Das sind mehr Infos, als man sonst über ein Nachfolgemodell erfährt.

Nun wird eifrig diskutiert, was das alles zu bedeuten hat – ob Apple diese Indiskretion nun gezielt lanciert hat, etwa um von dem eigentlichen Prototypen abzulenken. Oder ob wirklich alles ein dummer Zufall war und das nächste iPhone wirklich so aussehen könnte…

Ich denke: Apple ist viel zu schlau und viel zu streng, als dass so etwas einfach so passieren könnte. Ich kann mir nicht vorstellen, dass ein Apple-Ingenieur mit einem Prototypen des nächsten iPhones das Firmengelände verlassen kann, ohne dass Alarmglocken läuten und Sicherheitsleute den lebensmüden Mitarbeiter auf der Stelle in Fesseln legen. Nein, das kann ich mir wirklich nicht vorstellen.

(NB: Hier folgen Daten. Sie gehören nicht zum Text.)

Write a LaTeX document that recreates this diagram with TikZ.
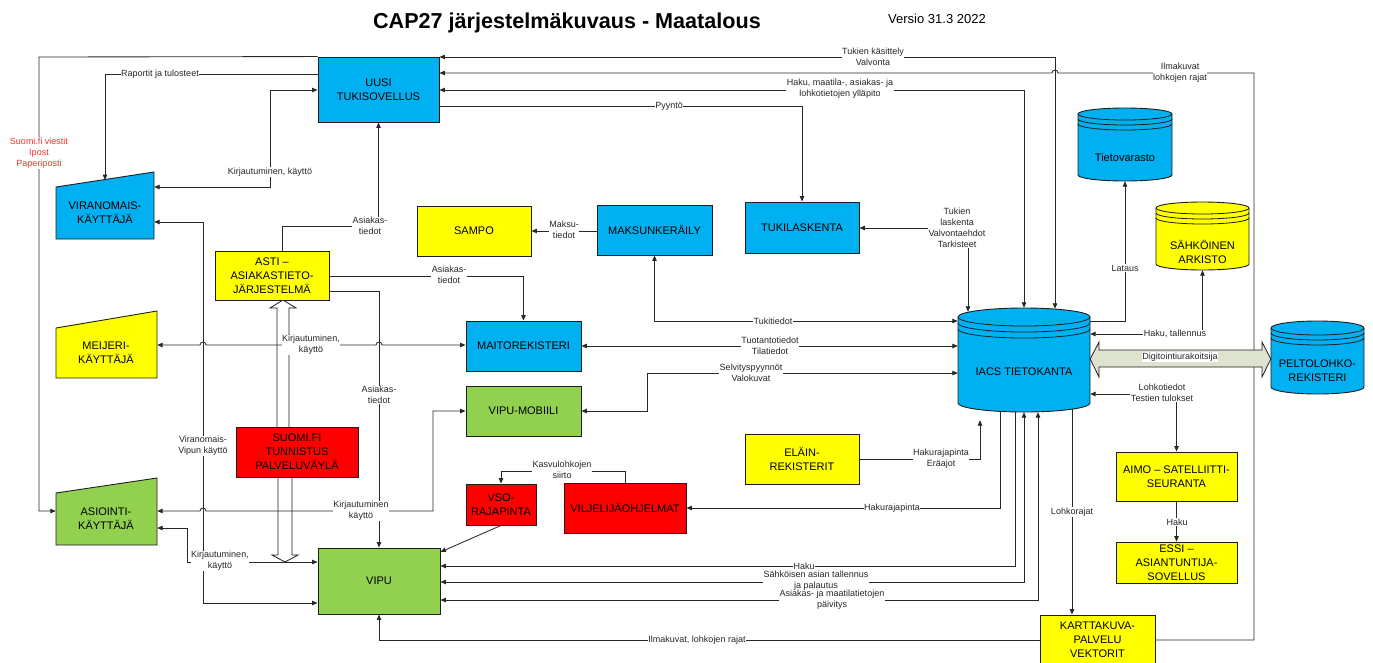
\documentclass[tikz,border=0pt]{standalone}
\usepackage{fontspec}
\setmainfont{Liberation Sans}
\usetikzlibrary{arrows.meta,calc}

\definecolor{cblue}{RGB}{0,176,240}
\definecolor{cyel}{RGB}{255,255,0}
\definecolor{cgreen}{RGB}{146,208,80}
\definecolor{cred}{RGB}{255,0,0}
\definecolor{cline}{RGB}{40,40,40}
\definecolor{cedge}{RGB}{30,30,30}
\definecolor{cdig}{RGB}{221,227,207}
\definecolor{cmsg}{RGB}{255,45,45}

\newcommand\boxfont{\fontsize{11}{14}\selectfont}
\newcommand\lblfont{\fontsize{9}{11}\selectfont}

\tikzset{
  sysbox/.style={draw=cedge, line width=0.9pt, inner sep=0pt, align=center, font=\boxfont, text=black},
  shapebox/.style={inner sep=0pt, draw=none},
  boxtext/.style={inner sep=0pt, align=center, font=\boxfont, text=black},
  conn/.style={draw=cline, line width=0.85pt},
  oneway/.style={-{Triangle[length=5.5pt,width=4.5pt]}},
  twoway/.style={{Triangle[length=5.5pt,width=4.5pt]}-{Triangle[length=5.5pt,width=4.5pt]}},
  lbl/.style={fill=white, inner sep=0.6pt, align=center, font=\lblfont, text=black!85},
}

\newcommand\dbcyl[8]{%
  \pgfmathsetmacro\cylrx{(#2-#1)/2}%
  \filldraw[fill=#6, draw=cedge, line width=0.9pt] (#1,#3+#5) -- (#1,#4-#5)
     arc[start angle=180, end angle=0, x radius=\cylrx, y radius=#5] -- (#2,#3+#5)
     arc[start angle=0, end angle=-180, x radius=\cylrx, y radius=#5] -- cycle;
  \draw[draw=cedge, line width=0.8pt] (#1,#3+#5) arc[start angle=180, end angle=0, x radius=\cylrx, y radius=#5];
  \draw[draw=cedge, line width=0.8pt] (#1,#3+#5+#7) arc[start angle=180, end angle=0, x radius=\cylrx, y radius=#5];
  \draw[draw=cedge, line width=0.8pt] (#1,#3+#5+#8) arc[start angle=180, end angle=0, x radius=\cylrx, y radius=#5];
}

\begin{document}
\begin{tikzpicture}[x=1pt,y=-1pt]
\useasboundingbox (0,0) rectangle (1373,662);

% title
\node[font=\fontsize{21.6}{24}\selectfont\bfseries] (title) at (567,23) {CAP27 järjestelmäkuvaus - Maatalous};
\node[font=\fontsize{13}{15}\selectfont] (versio) at (937,19) {Versio 31.3 2022};

% hollow arrows Suomi.fi
\filldraw[fill=white, draw=cedge, line width=0.8pt] (277,427) -- (277,308) -- (270,308) -- (283,300) -- (296,308) -- (289,308) -- (289,427);
\filldraw[fill=white, draw=cedge, line width=0.8pt] (278,477) -- (278,555) -- (272,555) -- (285,562) -- (298,555) -- (292,555) -- (292,477);

% rectangular boxes
\node[sysbox, fill=cblue, minimum width=121pt, minimum height=65pt] (uusi) at (378.5,89.5) {UUSI\\TUKISOVELLUS};
\node[sysbox, fill=cyel, minimum width=114pt, minimum height=50pt] (sampo) at (474,231) {SAMPO};
\node[sysbox, fill=cblue, minimum width=115pt, minimum height=50pt] (maksu) at (654.5,230) {MAKSUNKERÄILY};
\node[sysbox, fill=cblue, minimum width=114pt, minimum height=51pt] (tukil) at (802,227.5) {TUKILASKENTA};
\node[sysbox, fill=cyel, minimum width=114pt, minimum height=49pt] (asti) at (272,275.5) {ASTI –\\ASIAKASTIETO-\\JÄRJESTELMÄ};
\node[sysbox, fill=cblue, minimum width=115pt, minimum height=50pt] (maito) at (523.5,346) {MAITOREKISTERI};
\node[sysbox, fill=cgreen, minimum width=115pt, minimum height=50pt] (mobi) at (523.5,411) {VIPU-MOBIILI};
\node[sysbox, fill=cred, minimum width=122pt, minimum height=50pt] (suomi) at (297,452) {SUOMI.FI\\TUNNISTUS\\PALVELUVÄYLÄ};
\node[sysbox, fill=cred, minimum width=70pt, minimum height=41pt] (vso) at (501,504.5) {VSO-\\RAJAPINTA};
\node[sysbox, fill=cred, minimum width=122pt, minimum height=50pt] (vilj) at (625,508) {VILJELIJÄOHJELMAT};
\node[sysbox, fill=cgreen, minimum width=122pt, minimum height=66pt] (vipu) at (379,581) {VIPU};
\node[sysbox, fill=cyel, minimum width=114pt, minimum height=50pt] (elain) at (802,459) {ELÄIN-\\REKISTERIT};
\node[sysbox, fill=cyel, minimum width=121pt, minimum height=49pt] (aimo) at (1176.5,476.5) {AIMO – SATELLIITTI-\\SEURANTA};
\node[sysbox, fill=cyel, minimum width=121pt, minimum height=41pt] (essi) at (1176.5,562.5) {ESSI –\\ASIANTUNTIJA-\\SOVELLUS};
\node[sysbox, fill=cyel, minimum width=115pt, minimum height=50pt] (kartta) at (1097.5,640) {KARTTAKUVA-\\PALVELU\\VEKTORIT};

% user shapes (manual input)
\filldraw[fill=cblue, draw=cedge, line width=0.9pt] (56,187) -- (154,172) -- (154,239) -- (56,239) -- cycle;
\node[shapebox, minimum width=98pt, minimum height=67pt] (viran) at (105,205.5) {};
\node[boxtext] (viran-t) at (105,213) {VIRANOMAIS-\\KÄYTTÄJÄ};
\filldraw[fill=cyel, draw=cedge, line width=0.9pt] (56,328) -- (157,311) -- (157,378) -- (56,378) -- cycle;
\node[shapebox, minimum width=101pt, minimum height=67pt] (meijeri) at (106.5,344.5) {};
\node[boxtext] (meijeri-t) at (106,353) {MEIJERI-\\KÄYTTÄJÄ};
\filldraw[fill=cgreen, draw=cedge, line width=0.9pt] (56,493) -- (157,478) -- (157,545) -- (56,545) -- cycle;
\node[shapebox, minimum width=101pt, minimum height=67pt] (asioi) at (106.5,511.5) {};
\node[boxtext] (asioi-t) at (106,519) {ASIOINTI-\\KÄYTTÄJÄ};

% cylinders
\dbcyl{958}{1090}{308}{412}{9}{cblue}{6}{12}
\node[shapebox, minimum width=132pt, minimum height=104pt] (iacs) at (1024,360) {};
\node[boxtext] (iacs-t) at (1024,372) {IACS TIETOKANTA};
\dbcyl{1078}{1172}{108}{181}{6}{cblue}{5}{10}
\node[shapebox, minimum width=94pt, minimum height=73pt] (tieto) at (1125,144.5) {};
\node[boxtext] (tieto-t) at (1125,158) {Tietovarasto};
\dbcyl{1156}{1249}{202}{270}{6}{cyel}{5}{10}
\node[shapebox, minimum width=93pt, minimum height=68pt] (sahko) at (1202.5,236) {};
\node[boxtext] (sahko-t) at (1202.5,252) {SÄHKÖINEN\\ARKISTO};
\dbcyl{1271}{1364}{321}{394}{7}{cblue}{5}{10}
\node[shapebox, minimum width=93pt, minimum height=73pt] (pelto) at (1317.5,357.5) {};
\node[boxtext] (pelto-t) at (1317.5,370.5) {PELTOLOHKO-\\REKISTERI};

% connectors
\draw[conn,oneway] (uusi.north west) -- (39,57) -- (39,511) -- (asioi.west |- 0,511);
\draw[conn,oneway] (uusi.west |- 0,74) -- (105,74) -- (viran.north |- 0,180);
\draw[conn,twoway] (viran.east |- 0,187) -- (270,187) -- (270,90) -- (uusi.west |- 0,90);
\draw[conn,twoway] (viran.east |- 0,222) -- (203,222) -- (203,603) -- (vipu.west |- 0,603);
\draw[conn,oneway] (asti.north -| 282,0) -- (282,226) -- (378.5,226) -- (uusi.south);
\draw[conn,oneway] (maksu.west |- 0,231) -- (sampo.east |- 0,231);
\draw[conn,oneway] (uusi.east |- 0,106) -- (802,106) -- (tukil.north);
\draw[conn,twoway] (uusi.east |- 0,57) -- (1055,57) -- ($(iacs.north)+(31,1)$);
\draw[conn,oneway] (kartta.east |- 0,640) -- (1254,640) -- (1254,73) -- (1058,73)
   arc[start angle=0, end angle=-180, radius=3] -- (uusi.east |- 0,73);
\draw[conn,twoway] (uusi.east |- 0,90) -- (1024,90) -- (iacs.north);
\draw[conn,twoway] (tukil.east |- 0,228) -- (968,228) -- ($(iacs.north)+(-56,4)$);
\draw[conn,oneway] (iacs.east |- 0,321) -- (1125,321) -- (tieto.south);
\draw[conn,twoway] (sahko.south) -- (1202.5,334) -- (iacs.east |- 0,334);
\draw[conn,twoway] (maksu.south) -- (654.5,321) -- (iacs.west |- 0,321);
\draw[conn,twoway] (maito.east) -- (iacs.west |- maito.east);
\draw[conn,twoway] (iacs.west |- 0,373) -- (647,373) -- (647,411) -- (mobi.east);
\draw[conn,twoway] (iacs.east |- 0,394) -- (1176.5,394) -- (aimo.north);
\draw[conn,oneway] (aimo.south) -- (essi.north);
\draw[conn,oneway] ($(iacs.south)+(48,-3)$) -- (kartta.north -| 1072,0);
\draw[conn,twoway] ($(iacs.south)+(14,0)$) -- (1038,600) -- (vipu.east |- 0,600);
\draw[conn,twoway] (iacs.south) -- (1024,582) -- (vipu.east |- 0,582);
\draw[conn,oneway] ($(iacs.south)+(-9,0)$) -- (1015,566) -- (vipu.east |- 0,566);
\draw[conn,oneway] ($(iacs.south)+(-24,0)$) -- (1000,508) -- (vilj.east);
\draw[conn,oneway] (elain.east) -- (980,459) -- ($(iacs.south)+(-44,8)$);
\draw[conn,oneway] (vilj.north) -- (625,471) -- (501,471) -- (vso.north);
\draw[conn,oneway] (vso.south) -- (vipu.east |- 0,552);
\draw[conn,oneway] (asti.east |- 0,276) -- (523.5,276) -- (maito.north);
\draw[conn,oneway] (asti.east |- 0,291) -- (379,291) -- (vipu.north);
\draw[conn,twoway] (meijeri.east |- 0,345) -- (200,345) arc[start angle=180, end angle=360, radius=3]
   -- (376,345) arc[start angle=180, end angle=360, radius=3] -- (maito.west |- 0,345);
\draw[conn,twoway] (asioi.east |- 0,511) -- (200,511) arc[start angle=180, end angle=360, radius=3]
   -- (433,511) -- (433,411) -- (mobi.west);
\draw[conn,twoway] (asioi.east |- 0,528) -- (187,528) -- (187,562) -- (vipu.west |- 0,562);
\draw[conn,oneway] (kartta.west |- 0,640) -- (379,640) -- (vipu.south);

% Digitointi double arrow
\filldraw[fill=cdig, draw=cedge, line width=0.8pt] (iacs.east |- 0,359) -- (1099,342) -- (1099,350) -- (1262,350) -- (1262,342) -- (pelto.west |- 0,359) -- (1262,377) -- (1262,367) -- (1099,367) -- (1099,377) -- cycle;
\node[lbl] (l-dig) at (1180,357) {Digitointiurakoitsija};

% labels
\node[lbl, text=cmsg] (l-msg) at (39,153) {Suomi.fi viestit\\Ipost\\Paperiposti};
\node[lbl] (l1) at (160,74) {Raportit ja tulosteet};
\node[lbl] (l2) at (270,172) {Kirjautuminen, käyttö};
\node[lbl] (l3) at (203,446) {Viranomais-\\Vipun käyttö};
\node[lbl] (l4) at (370,226) {Asiakas-\\tiedot};
\node[lbl] (l5) at (564,230) {Maksu-\\tiedot};
\node[lbl] (l6) at (669,106) {Pyyntö};
\node[lbl] (l7) at (873,57) {Tukien käsittely\\Valvonta};
\node[lbl] (l8) at (1180,73) {Ilmakuvat\\lohkojen rajat};
\node[lbl] (l9) at (840,89) {Haku, maatila-, asiakas- ja\\lohkotietojen ylläpito};
\node[lbl] (l10) at (957,228) {Tukien\\laskenta\\Valvontaehdot\\Tarkisteet};
\node[lbl] (l11) at (1125,268) {Lataus};
\node[lbl] (l12) at (1175,334) {Haku, tallennus};
\node[lbl] (l13) at (773,321) {Tukitiedot};
\node[lbl] (l14) at (770,346) {Tuotantotiedot\\Tilatiedot};
\node[lbl] (l15) at (751,373) {Selvityspyynnöt\\Valokuvat};
\node[lbl] (l16) at (1162,393) {Lohkotiedot\\Testien tulokset};
\node[lbl] (l17) at (1177,522) {Haku};
\node[lbl] (l18) at (1072,512) {Lohkorajat};
\node[lbl] (l19) at (804,566) {Haku};
\node[lbl] (l20) at (816,581) {Sähköisen asian tallennus\\ja palautus};
\node[lbl] (l21) at (832,600) {Asiakas- ja maatilatietojen\\päivitys};
\node[lbl] (l22) at (892,508) {Hakurajapinta};
\node[lbl] (l23) at (941,459) {Hakurajapinta\\Eräajot};
\node[lbl] (l24) at (562,470) {Kasvulohkojen\\siirto};
\node[lbl] (l25) at (449,275) {Asiakas-\\tiedot};
\node[lbl] (l26) at (379,395) {Asiakas-\\tiedot};
\node[lbl] (l27) at (311,345) {Kirjautuminen,\\käyttö};
\node[lbl] (l28) at (361,511) {Kirjautuminen\\käyttö};
\node[lbl] (l29) at (220,561) {Kirjautuminen,\\käyttö};
\node[lbl] (l30) at (697,640) {Ilmakuvat, lohkojen rajat};
\end{tikzpicture}
\end{document}
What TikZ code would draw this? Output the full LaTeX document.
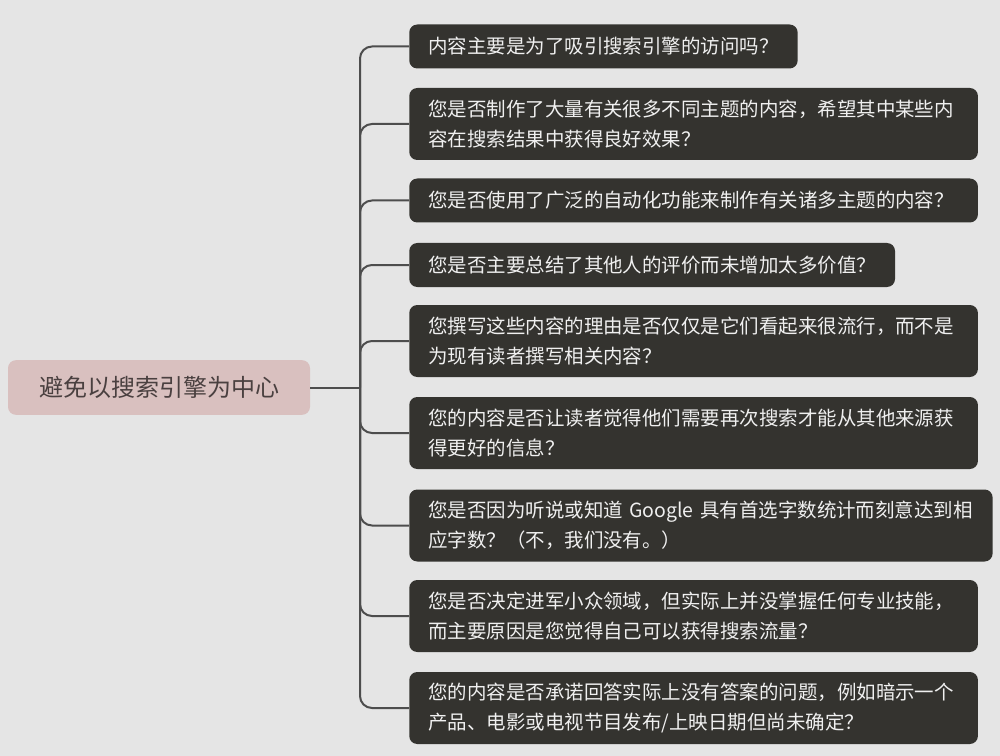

Deshalb gehe ich von einer gezielten Indiskretion aus. Ob, um von den tatsächlichen technischen Daten abzulenken – oder einfach nur um Werbung zu machen, weiß ich nicht. Ich denke aber, dass das nächste iPhone noch andere Überraschungen zu bieten haben wird als das, was Gizmodo da jetzt veröffentlicht hat. Optisch wird das iPhone 4 auf jeden Fall anders aussehen. Ich gehe auch fest davon aus, dass das nächste iPhone etwas für alle Fans von sozialen Netzwerken zu bieten hat. Das Feld will Steve Jobs unter Garantie nicht Microsoft überlassen, die vor einigen Tagen das „Social Phone“ angekündigt haben.